↓

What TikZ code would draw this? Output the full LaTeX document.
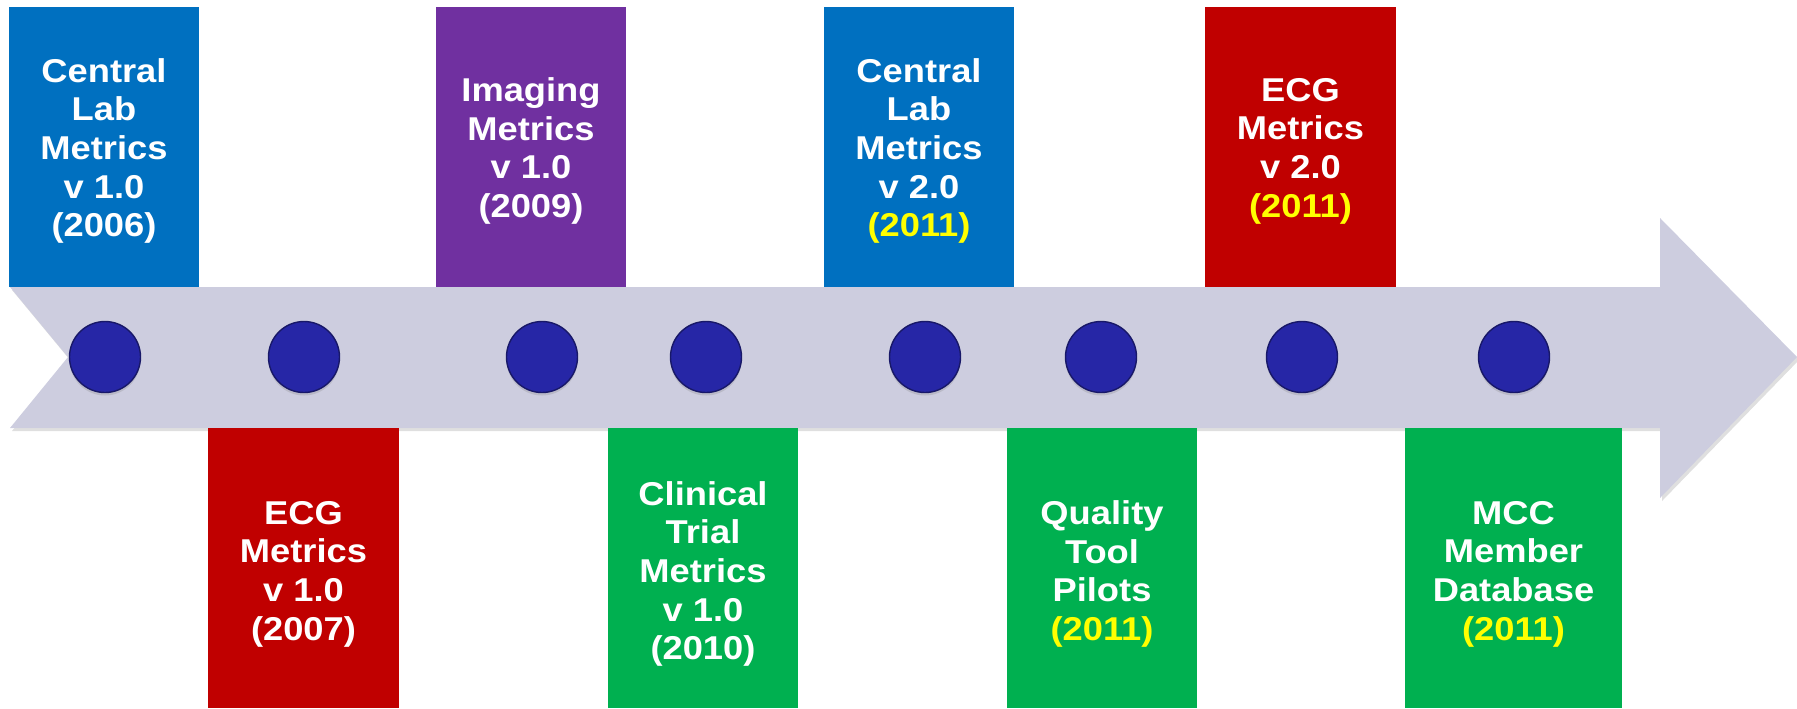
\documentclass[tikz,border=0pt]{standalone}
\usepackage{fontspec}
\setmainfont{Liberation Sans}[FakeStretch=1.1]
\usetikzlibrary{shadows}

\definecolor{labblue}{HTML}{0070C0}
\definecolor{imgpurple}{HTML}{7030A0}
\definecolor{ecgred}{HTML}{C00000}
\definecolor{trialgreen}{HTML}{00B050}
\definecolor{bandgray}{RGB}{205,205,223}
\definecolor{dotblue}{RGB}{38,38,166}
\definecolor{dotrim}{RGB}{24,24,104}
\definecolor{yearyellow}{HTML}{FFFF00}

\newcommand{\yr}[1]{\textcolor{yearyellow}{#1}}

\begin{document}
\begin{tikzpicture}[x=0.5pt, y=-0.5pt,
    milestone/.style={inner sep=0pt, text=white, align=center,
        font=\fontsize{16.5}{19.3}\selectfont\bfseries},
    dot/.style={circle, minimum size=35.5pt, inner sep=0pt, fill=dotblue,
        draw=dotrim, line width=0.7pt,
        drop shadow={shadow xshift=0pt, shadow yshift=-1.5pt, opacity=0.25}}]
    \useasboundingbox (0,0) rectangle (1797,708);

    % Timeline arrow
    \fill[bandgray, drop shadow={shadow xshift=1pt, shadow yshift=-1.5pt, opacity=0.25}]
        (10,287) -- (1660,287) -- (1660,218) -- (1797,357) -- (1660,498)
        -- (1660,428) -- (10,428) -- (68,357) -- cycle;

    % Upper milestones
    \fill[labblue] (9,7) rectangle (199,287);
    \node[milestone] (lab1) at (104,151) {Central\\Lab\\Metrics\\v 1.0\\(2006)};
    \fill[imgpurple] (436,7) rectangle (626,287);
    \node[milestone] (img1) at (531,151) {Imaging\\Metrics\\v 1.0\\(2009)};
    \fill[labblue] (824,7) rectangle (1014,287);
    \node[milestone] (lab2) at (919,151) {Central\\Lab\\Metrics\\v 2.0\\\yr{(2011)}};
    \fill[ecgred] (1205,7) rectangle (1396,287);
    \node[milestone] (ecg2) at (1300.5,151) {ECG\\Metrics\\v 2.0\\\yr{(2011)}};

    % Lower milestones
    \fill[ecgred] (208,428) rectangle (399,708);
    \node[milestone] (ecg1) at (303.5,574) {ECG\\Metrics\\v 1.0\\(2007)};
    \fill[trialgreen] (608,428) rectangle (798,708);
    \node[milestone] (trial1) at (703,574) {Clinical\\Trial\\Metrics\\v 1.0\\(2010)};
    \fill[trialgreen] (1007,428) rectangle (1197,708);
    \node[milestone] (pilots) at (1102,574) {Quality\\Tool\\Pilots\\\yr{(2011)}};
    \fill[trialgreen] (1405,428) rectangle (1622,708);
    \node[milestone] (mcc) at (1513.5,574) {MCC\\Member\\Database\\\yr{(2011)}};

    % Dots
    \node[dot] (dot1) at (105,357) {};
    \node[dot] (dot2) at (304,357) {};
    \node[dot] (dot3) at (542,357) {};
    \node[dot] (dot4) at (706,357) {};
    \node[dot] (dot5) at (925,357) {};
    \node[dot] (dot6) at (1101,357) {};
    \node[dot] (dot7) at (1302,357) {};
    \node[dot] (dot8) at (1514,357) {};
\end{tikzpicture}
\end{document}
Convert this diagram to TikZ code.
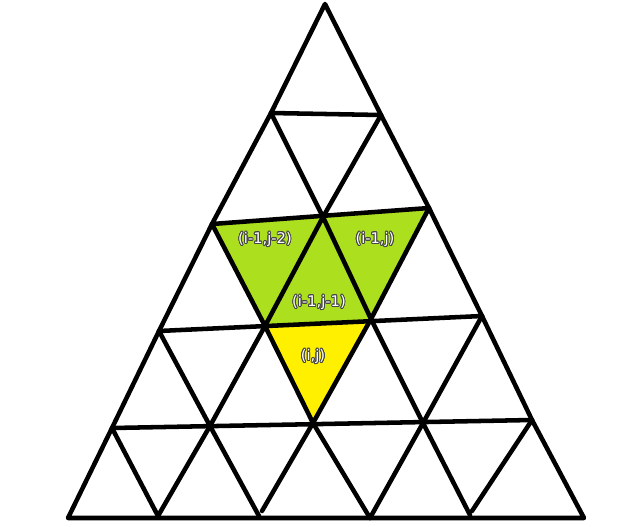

↑

• CHALLENGE: Each record above is to be restated exactly, with its pictures removed from the copy.

• EXERCISE ANSWER:
What TikZ code would draw this? Output the full LaTeX document.
\documentclass[tikz,border=0pt]{standalone}
\usepackage{fontspec}
\setmainfont{Liberation Sans}[FakeStretch=1.1]
\usetikzlibrary{shadows}

\definecolor{labblue}{HTML}{0070C0}
\definecolor{imgpurple}{HTML}{7030A0}
\definecolor{ecgred}{HTML}{C00000}
\definecolor{trialgreen}{HTML}{00B050}
\definecolor{bandgray}{RGB}{205,205,223}
\definecolor{dotblue}{RGB}{38,38,166}
\definecolor{dotrim}{RGB}{24,24,104}
\definecolor{yearyellow}{HTML}{FFFF00}

\newcommand{\yr}[1]{\textcolor{yearyellow}{#1}}

\begin{document}
\begin{tikzpicture}[x=0.5pt, y=-0.5pt,
    milestone/.style={inner sep=0pt, text=white, align=center,
        font=\fontsize{16.5}{19.3}\selectfont\bfseries},
    dot/.style={circle, minimum size=35.5pt, inner sep=0pt, fill=dotblue,
        draw=dotrim, line width=0.7pt,
        drop shadow={shadow xshift=0pt, shadow yshift=-1.5pt, opacity=0.25}}]
    \useasboundingbox (0,0) rectangle (1797,708);

    % Timeline arrow
    \fill[bandgray, drop shadow={shadow xshift=1pt, shadow yshift=-1.5pt, opacity=0.25}]
        (10,287) -- (1660,287) -- (1660,218) -- (1797,357) -- (1660,498)
        -- (1660,428) -- (10,428) -- (68,357) -- cycle;

    % Upper milestones
    \fill[labblue] (9,7) rectangle (199,287);
    \node[milestone] (lab1) at (104,151) {Central\\Lab\\Metrics\\v 1.0\\(2006)};
    \fill[imgpurple] (436,7) rectangle (626,287);
    \node[milestone] (img1) at (531,151) {Imaging\\Metrics\\v 1.0\\(2009)};
    \fill[labblue] (824,7) rectangle (1014,287);
    \node[milestone] (lab2) at (919,151) {Central\\Lab\\Metrics\\v 2.0\\\yr{(2011)}};
    \fill[ecgred] (1205,7) rectangle (1396,287);
    \node[milestone] (ecg2) at (1300.5,151) {ECG\\Metrics\\v 2.0\\\yr{(2011)}};

    % Lower milestones
    \fill[ecgred] (208,428) rectangle (399,708);
    \node[milestone] (ecg1) at (303.5,574) {ECG\\Metrics\\v 1.0\\(2007)};
    \fill[trialgreen] (608,428) rectangle (798,708);
    \node[milestone] (trial1) at (703,574) {Clinical\\Trial\\Metrics\\v 1.0\\(2010)};
    \fill[trialgreen] (1007,428) rectangle (1197,708);
    \node[milestone] (pilots) at (1102,574) {Quality\\Tool\\Pilots\\\yr{(2011)}};
    \fill[trialgreen] (1405,428) rectangle (1622,708);
    \node[milestone] (mcc) at (1513.5,574) {MCC\\Member\\Database\\\yr{(2011)}};

    % Dots
    \node[dot] (dot1) at (105,357) {};
    \node[dot] (dot2) at (304,357) {};
    \node[dot] (dot3) at (542,357) {};
    \node[dot] (dot4) at (706,357) {};
    \node[dot] (dot5) at (925,357) {};
    \node[dot] (dot6) at (1101,357) {};
    \node[dot] (dot7) at (1302,357) {};
    \node[dot] (dot8) at (1514,357) {};
\end{tikzpicture}
\end{document}
Convert this diagram to TikZ code.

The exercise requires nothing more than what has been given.